In 2003, the Army identified a need to expand PCMS by acquiring 6.9 million acres (27,923 km^{2}) of land owned by private citizens and the Comanche National Grassland in southeastern Colorado. The purpose of the proposed expansion was to permit large-scale military training operations to be conducted. The proposed expansion would make PCMS three times larger than any other military base in the United States—larger in area than the states of Maryland and Massachusetts. The Army estimated that 17,000 residents of the area would have their lands purchased and be displaced. Comanche National Grassland, with more than 400000 acre, would be incorporated into the expanded PCMS.

Subsequent studies reaffirmed the need to expand PCMS by acquiring additional land. A 2005 report said that the acquisition would “benefit from an extremely pro-military climate in Southeast Colorado that is more amenable to accepting expansion as part of the Global War on terrorism than some other areas of the country.” That assertion proved to be less than prophetic. As the news of proposed expansion of PCMS became known to the public, two citizen’s organizations were founded to oppose the expansion: The Pinyon Canyon Expansion Opposition Coalition and Not 1 More Acre. They characterized the proposed expansion as “one colossal land grab.” The impetus for these organizations came from ranchers and local citizens in the region who wished to preserve private property and the traditional ranching economy.

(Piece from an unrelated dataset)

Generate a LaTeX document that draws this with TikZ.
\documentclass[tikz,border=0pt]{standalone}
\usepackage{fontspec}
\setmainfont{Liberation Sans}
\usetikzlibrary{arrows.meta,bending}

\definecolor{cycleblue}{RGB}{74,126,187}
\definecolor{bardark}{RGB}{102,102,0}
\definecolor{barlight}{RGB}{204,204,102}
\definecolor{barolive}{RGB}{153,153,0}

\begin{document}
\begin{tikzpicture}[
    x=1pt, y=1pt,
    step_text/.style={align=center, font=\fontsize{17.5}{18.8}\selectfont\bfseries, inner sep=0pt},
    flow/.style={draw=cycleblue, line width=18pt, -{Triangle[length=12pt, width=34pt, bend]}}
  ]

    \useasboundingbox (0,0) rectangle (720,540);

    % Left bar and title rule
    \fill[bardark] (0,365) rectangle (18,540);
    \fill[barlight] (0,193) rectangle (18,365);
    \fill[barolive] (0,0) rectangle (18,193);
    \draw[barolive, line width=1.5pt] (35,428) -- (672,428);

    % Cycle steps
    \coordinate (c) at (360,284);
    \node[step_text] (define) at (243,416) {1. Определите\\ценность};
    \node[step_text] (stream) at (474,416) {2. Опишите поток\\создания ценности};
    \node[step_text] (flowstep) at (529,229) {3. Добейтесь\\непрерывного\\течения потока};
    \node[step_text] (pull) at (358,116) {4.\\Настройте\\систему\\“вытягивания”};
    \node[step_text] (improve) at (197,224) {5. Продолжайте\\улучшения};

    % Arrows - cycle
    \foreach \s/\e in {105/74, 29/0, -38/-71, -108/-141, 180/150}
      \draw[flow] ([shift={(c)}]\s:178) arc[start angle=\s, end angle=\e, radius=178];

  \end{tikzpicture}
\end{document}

Over time, and confronting organized opposition, the Army’s plans for expanding PCMS became more modest. In 2007, the Army proposed to purchase only 418000 acre and only from “willing sellers” rather than resorting to eminent domain. The opposition organizations claimed this proposal was only the first phase of a long range plan to take over most of southeastern Colorado. They also claimed that the Army could not be trusted as it had broken promises it had made in the past, including promises that PCMS would never be expanded, PCMS would benefit the economy, the Army would contribute to local school districts, and live fire would never be used. (Live fire during exercises began in 2004 on the PCMS.)

The Piñon Canyon opposition groups have also criticized environmental groups for their alleged cooperation with the Army. The Army’s expansion plans called for an 80000 acre conservation zone to be created along the Purgatoire River to be managed by the Nature Conservancy. The Army plan stated that one purpose of the creation of the conservation zone would be to “garner support from eco-groups” for the PCMS expansion. The Nature Conservancy denied that it was cooperating with the Army.

The opposition groups succeeded in obtaining support from Colorado politicians and communities and annual congressional bans on funding the PCMS expansion from 2007 through 2010. However, in November 2010, the Air Force announced a plan to create a low-altitude training range that would include most of southern Colorado and northern New Mexico. To the opponents of the PCMS expansion, this appeared to be an attack from a "different angle" with the Air Force joining the Army in attempting “to militarize the land and air of Southern Colorado.”

The Army proposed in December 2010 that local governments in the region sign a "community covenant" to build better relations and to ensure that local communities receive more economic benefits as a result of the presence of PCMS. The opposition organizations opposed signing the "covenant," proposing instead that the first step in improving relations was for the Army to cancel plans to expand PCMS and to cease citing the service of soldiers "as an instrument of economic development."

In September 2011, Fort Carson officials confirmed discussions over whether to change the name of PCMS to "Fort Carson South," a move criticized by expansion opponents.

==Cancellation of expansion plans==
On 25 November 2013, the U.S. Army announced that its plan to expand the Piñon Canyon Maneuver site had been cancelled.